Мы с Эрминой Рива были вынуждены прервать разговор о кошках и о причинах, благодаря которым лошади в нашем обществе заслужили столь лестное внимание, потому что на маленькую кухоньку вдруг вторглись пятеро мужчин в грубых сапогах. Одним из них оказался сам Жюст Рива, другим — сосед Жан-Батист Симон. Имена остальных мужчин, гораздо более молодых, я не запомнила, зато сразу поняла, что эти люди не боятся засучить рукава. После очередного наводнения мужчины собрались, чтобы обновить защитные укрепления и расчистить, где нужно, дороги. За кофе и ванильным пирогом с горьковатой апельсиновой глазурью господа обменялись короткими фразами, из которых было ясно, мол, обсуждать стихию бесполезно, они сделали что могли, а дальше природа сама распорядится. Меня представили как друга семьи, и я позволила себе спросить, скольких людей уже эвакуировали. «Никого, — ответил один из мужчин, — здесь, на вершине, мы в полной безопасности, а вот внизу не очень весело — туда вся вода стекает». Еще мужчины сказали, мол, им кажется, учитывая происходящее, местные жители должны быть готовы принять у себя нуждающихся в крыше над головой. Специальные убежища хороши, но можно и помочь друг другу. «Главная проблема со стариками, — произнес другой мужчина. — У них свой взгляд на вещи». Многие не хотят покидать дома — они, мол, видели обвалы и похуже в сорок пятом или сорок седьмом году, страшные бури, после которых должно было камня на камне не остаться, а ведь все целы и невредимы. «Так что чуть ниже в долине люди из службы спасения ходят по домам и глаз не спускают со строптивцев», — рассказывал мужчина, не стеснявшийся слова «старики», словно Эрмина и Жюст Рива, сидевшие за столом, к обозначенной возрастной категории не относились.

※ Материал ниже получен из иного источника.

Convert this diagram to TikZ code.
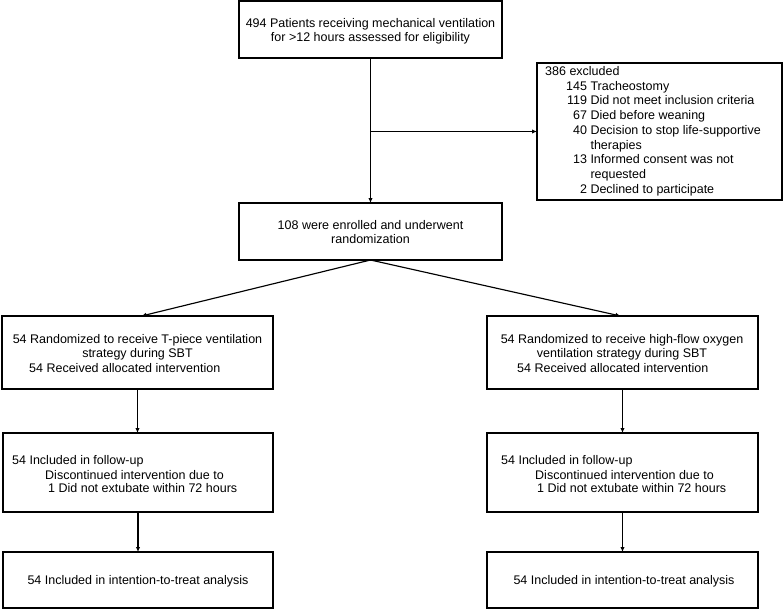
\documentclass[tikz,border=0pt]{standalone}
\usepackage{fontspec}
\setmainfont{Liberation Sans}
\usetikzlibrary{arrows.meta}
\begin{document}
\begin{tikzpicture}[x=1pt,y=-1pt,
  box/.style={draw, line width=1.4pt, inner sep=0pt, outer sep=0pt},
  txt/.style={inner sep=0pt, font=\fontsize{12.5}{14.5}\selectfont},
  arr/.style={line width=1.15pt, -{Latex[length=5pt,width=4.5pt]}}]
\useasboundingbox[fill=white] (0,0) rectangle (784,610);
% boxes
\node[box, minimum width=263pt, minimum height=57pt] (top) at (370.5,29.5) {};
\node[box, minimum width=245pt, minimum height=137pt] (excl) at (659.5,131.5) {};
\node[box, minimum width=263pt, minimum height=57pt] (enroll) at (370.5,231.5) {};
\node[box, minimum width=271pt, minimum height=73pt] (L1) at (137.5,352.5) {};
\node[box, minimum width=271pt, minimum height=73pt] (R1) at (622.5,352.5) {};
\node[box, minimum width=270pt, minimum height=79pt] (L2) at (138,472.5) {};
\node[box, minimum width=271pt, minimum height=79pt] (R2) at (622.5,472.5) {};
\node[box, minimum width=270pt, minimum height=56pt] (L3) at (138,580) {};
\node[box, minimum width=271pt, minimum height=56pt] (R3) at (622.5,580) {};
% texts
\node[txt, anchor=base] (ttop) at (370.5,27.4) {\begin{tabular}[t]{@{}c@{}}494 Patients receiving mechanical ventilation\\ for >12 hours assessed for eligibility\end{tabular}};
\node[txt, anchor=base west] (texcl) at (545,75.4) {\fontsize{12.5}{14.75}\selectfont\begin{tabular}[t]{@{\hspace{21pt}}r@{\ }l@{}}\multicolumn{2}{@{}l}{386 excluded}\\
145 & Tracheostomy\\
119 & Did not meet inclusion criteria\\
67 & Died before weaning\\
40 & Decision to stop life-supportive\\
 & therapies\\
13 & Informed consent was not\\
 & requested\\
2 & Declined to participate\end{tabular}};
\node[txt, anchor=base] (tenroll) at (370.5,229.4) {\begin{tabular}[t]{@{}c@{}}108 were enrolled and underwent\\ randomization\end{tabular}};
\node[txt, anchor=base] (tL1a) at (137.5,343.4) {\begin{tabular}[t]{@{}c@{}}54 Randomized to receive T-piece ventilation\\ strategy during SBT\end{tabular}};
\node[txt, anchor=base west] (tL1b) at (29,372.4) {54 Received allocated intervention};
\node[txt, anchor=base] (tR1a) at (622,343.4) {\begin{tabular}[t]{@{}c@{}}54 Randomized to receive high-flow oxygen\\ ventilation strategy during SBT\end{tabular}};
\node[txt, anchor=base west] (tR1b) at (517,372.4) {54 Received allocated intervention};
\node[txt, anchor=base west] (tL2a) at (12,464.4) {54 Included in follow-up};
\node[txt, anchor=base west] (tL2b) at (45,479.2) {Discontinued intervention due to};
\node[txt, anchor=base west] (tL2c) at (48,492.8) {1 Did not extubate within 72 hours};
\node[txt, anchor=base west] (tR2a) at (501,464.4) {54 Included in follow-up};
\node[txt, anchor=base west] (tR2b) at (535,479.2) {Discontinued intervention due to};
\node[txt, anchor=base west] (tR2c) at (537,492.8) {1 Did not extubate within 72 hours};
\node[txt, anchor=base] (tL3) at (138,584.4) {54 Included in intention-to-treat analysis};
\node[txt, anchor=base] (tR3) at (624,584.4) {54 Included in intention-to-treat analysis};
% connectors
\draw[arr] (top.south) -- (enroll.north);
\coordinate (br) at (top.south |- excl.west);
\draw[arr] (br) -- (excl.west);
\draw[arr] (enroll.south) -- ([xshift=4pt]L1.north);
\draw[arr] (enroll.south) -- ([xshift=-2pt]R1.north);
\draw[arr] (L1.south) -- (L1.south |- L2.north);
\draw[arr] (R1.south) -- (R2.north);
\draw[arr] (L2.south) -- (L3.north);
\draw[arr] (R2.south) -- (R3.north);
\end{tikzpicture}
\end{document}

Вскоре трое самых молодых гостей встали, поблагодарили Эрмину, пожали руку Жюсту, Жан-Батисту и вышли под дождь с непокрытыми головами. Сосед охотно согласился на еще одну чашечку кофе. Мадам Рива спросила у него, какие новости. Он, как и молодые люди, говорил короткими фразами, но я поняла, что его жена в больнице и что «как будет, так будет». Мужчина сознавал, что ситуация не в его власти. Он словно стоял на берегу, а тем временем мощный поток уносил вдаль события и переживания, напрямую его касавшиеся. У его жены не было шансов поправиться. Почему? Я поняла это лишь после ухода Жан-Батиста Симона, который без особых церемоний попрощался с соседями и кивнул мне напоследок. Матильда Симон совсем потеряна. Так Эрмина подытожила состояние дел для меня и, кажется, для самой себя — тоном, какой люди используют, если хотят кого-то в чем-то убедить. Я сразу представила себе темное отделение, где неизлечимые больные доживают свой век. Затем я поняла, что речь шла о другом. Мадам Симон отличалась на удивление крепким для своего возраста здоровьем и не собиралась умирать, но разум ее покинул. Полностью. Жюст Рива молчал. Он внимательно слушал, как супруга рассказывает мне о Матильде, словно и сам впервые об этом слышал или словно озвученная версия болезни Матильды, доброй и неглупой женщины, отличалась от настоящей, секретной. «Если бы вы видели Матильду два года назад за этим столом, никогда бы не подумали, что такое может случиться, — сказала Эрмина. — Верно, Жюст?»
Я вновь оказалась в компании месье и мадам Рива. И вновь я чувствовала себя совершенно естественно, хотя ситуация подвернулась неподходящая, ведь я должна была сидеть в офисе, где ждали отчета о возможности заключить нечестную сделку с одним модным курортом. Я перенесла встречу, сказав, что необходимо собрать дополнительную информацию об отельном комплексе, отстроенном никому не известной белорусской компанией. И поздним утром села за руль, в объезд отправилась к Рива, отгоняя мысль о том, что горы, не самое прекрасное место во время наводнения и лучше бы я поработала.